The question didn’t surprise me. I had been restless. That was obvious to everyone who knew me. I’d changed jobs several times, moved from one church to another, and had an endless stream of new ideas and dreams for my life. “I don’t know,” I said. “I know that God has a purpose for me. I know that I have a destiny, but I’m not really sure what it is. And I can’t seem to settle for anything else.”
When I became a Christian several years earlier, I thought my searching for a purpose in life had finally come to an end. I had changed radically. The guilt of self-willed, sinful life was lifted from me as I came to trust Jesus as my Savior. I felt clean and free as I never had before. But before long — and to my surprise — I found myself still searching for something.
“Where am I going, Lord?” I would ask. “What is your plan for my life? Do you have something special for me to do?” Sometimes I would ache inside, longing to know, wanting my life to mean something. Looking back, I can see why that searching was important, why I needed to reach out to God. I’ve learned that God can best speak to a man’s heart when he is hungry, even aching to hear him. But the answer didn’t come immediately. Instead, God’s purpose for my life seemed to remain vague, as it does for so many people. It took time as well as some significant personal changes before I was ready to understand and accept God’s purpose for my life.
In the years shortly after I had become a Christian, I became involved in many church activities and was eventually ordained to the ministry. As a young and excited minister, I pursued many things that I thought were God’s purpose for my life. Later, I realized that these had reflected my own thoughts and desires for life rather than God’s real purpose.
For example, I wanted to become a great preacher. Because I had an inner sense of destiny, I thought that I was sure to become a well-known preacher. I enjoyed speaking in public as well as studying and preparing for sermons. And people did seem to like my sermons. At times I was able to stir great emotion in the congregation. All this provided more encouragement to pursue what I thought was surely God’s purpose for my life. Secretly, I harbored the idea that one day I would join the ranks of the great preachers of my day. I even recorded some of my sermons on tape and listened to them in private so that I could improve my technique. I asked friends to criticize me, so that I could work on my voice and gestures. But the harder I tried, the further I seemed to get from any sense that I was fulfilling my real purpose in life. Rather than turning people’s attention to God, I was attracting attention to myself.
“What, then, is God’s purpose for my life?” I would ask once again. I had felt so certain of my purpose in life. But then I would realize the painful truth that I was merely pursuing my own inclinations and desires, labeling them as God’s purpose. An aching frustration filled my heart. I don’t regret that frustration for a moment. It forced me to look beyond myself — my interests, natural abilities, and desires — in order to understand God’s purpose. The Holy Spirit worked in me slowly and in a way that sometimes caused me pain, so that I could accept a simple revelation about God’s true purpose. That revelation transformed my life.

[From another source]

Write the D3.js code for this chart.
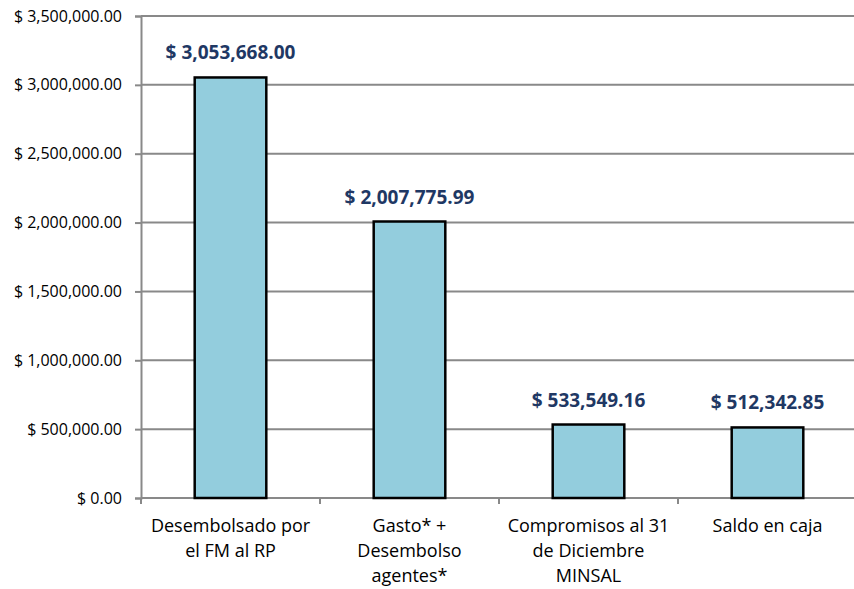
<!DOCTYPE html>
<html>
<head>
<meta charset="utf-8">
<script src="https://cdn.jsdelivr.net/npm/d3@7"></script>
<style>
body { margin: 0; background: #fff; }
svg { display: block; font-family: "Open Sans", sans-serif; }
</style>
</head>
<body>
<div id="chart-area"></div>
<script>
// data
var categories = [
    ["Desembolsado por", "el FM al RP"],
    ["Gasto* +", "Desembolso", "agentes*"],
    ["Compromisos al 31", "de Diciembre", "MINSAL"],
    ["Saldo en caja"]
];
var values = [3053668.00, 2007775.99, 533549.16, 512342.85];
var yTicks = [0, 500000, 1000000, 1500000, 2000000, 2500000, 3000000, 3500000];

var margin = { left: 141, right: -3, top: 16, bottom: 91 };
var width = 854 - margin.left - margin.right;
var height = 589 - margin.top - margin.bottom;

var svg = d3.select("#chart-area").append("svg")
    .attr("width", 854)
    .attr("height", 589);
var g = svg.append("g")
    .attr("transform", "translate(" + margin.left + ", " + margin.top + ")");

var x = d3.scaleBand()
    .domain(d3.range(categories.length))
    .range([0, width])
    .paddingInner(0.6)
    .paddingOuter(0.3);
var y = d3.scaleLinear()
    .domain([0, 3500000])
    .range([height, 0]);

var fmt = d3.format(",.2f");
var money = (v) => "$ " + fmt(v);

// gridlines
g.selectAll(".grid").data(yTicks).enter().append("line")
    .attr("class", "grid")
    .attr("x1", 0)
    .attr("x2", width)
    .attr("y1", (d) => y(d))
    .attr("y2", (d) => y(d))
    .attr("stroke", "#898989")
    .attr("stroke-width", 2);

// y axis
var yAxis = d3.axisLeft(y).tickValues(yTicks).tickSize(6).tickPadding(13).tickFormat(money);
var yaxg = g.append("g").attr("class", "y-axis").call(yAxis);
yaxg.select(".domain").attr("stroke", "#898989").attr("stroke-width", 2);
yaxg.selectAll(".tick line").attr("stroke", "#898989").attr("stroke-width", 2);
yaxg.selectAll(".tick text").attr("font-size", "16px").attr("fill", "#000")
    .attr("font-family", "'Open Sans', sans-serif");

// x axis line with boundary ticks
g.append("line")
    .attr("x1", 0).attr("x2", width)
    .attr("y1", height).attr("y2", height)
    .attr("stroke", "#898989").attr("stroke-width", 2);
g.selectAll(".xtick").data(d3.range(categories.length + 1)).enter().append("line")
    .attr("class", "xtick")
    .attr("x1", (i) => i * width / categories.length)
    .attr("x2", (i) => i * width / categories.length)
    .attr("y1", height)
    .attr("y2", height + 6)
    .attr("stroke", "#898989").attr("stroke-width", 2);

// bars
g.selectAll("rect").data(values).enter().append("rect")
    .attr("x", (d, i) => x(i))
    .attr("y", (d) => y(d))
    .attr("width", x.bandwidth())
    .attr("height", (d) => height - y(d))
    .attr("fill", "#93CDDD")
    .attr("stroke", "#000")
    .attr("stroke-width", 2.5);

// value labels
g.selectAll(".val").data(values).enter().append("text")
    .attr("class", "val")
    .attr("x", (d, i) => x(i) + x.bandwidth() / 2)
    .attr("y", (d) => y(d) - 18)
    .attr("text-anchor", "middle")
    .attr("font-size", "19px")
    .attr("font-weight", "bold")
    .attr("fill", "#1F3864")
    .text((d) => money(d));

// category labels
var cl = g.selectAll(".cat").data(categories).enter().append("text")
    .attr("class", "cat")
    .attr("text-anchor", "middle")
    .attr("font-size", "18px")
    .attr("fill", "#000")
    .attr("transform", (d, i) => "translate(" + (x(i) + x.bandwidth() / 2) + "," + (height + 34) + ")");
cl.selectAll("tspan").data((d) => d).enter().append("tspan")
    .attr("x", 0)
    .attr("y", (d, j) => j * 25)
    .text((d) => d);
</script>
</body>
</html>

You, too, may have experienced this kind of spiritual hunger. At times you may wonder if God has something more for your life. Maybe you’ve tried to deal with that longing as best you could, just as I did. Maybe you’ve come again and again to that same point of questioning, of wondering, of wanting more.
By sharing my experiences with you, I hope to extend a hand of Christian friendship. My struggle to understand God’s purpose was a painful one. Though my intention was always to learn and obey God’s will, my actions were not always good ones. I hurt people. At times, I brought pain into my home. I even hurt myself. But through these difficulties I came to some important realizations about myself and about the purpose of God. I hope that my blunders can somehow help you to avoid similar mistakes.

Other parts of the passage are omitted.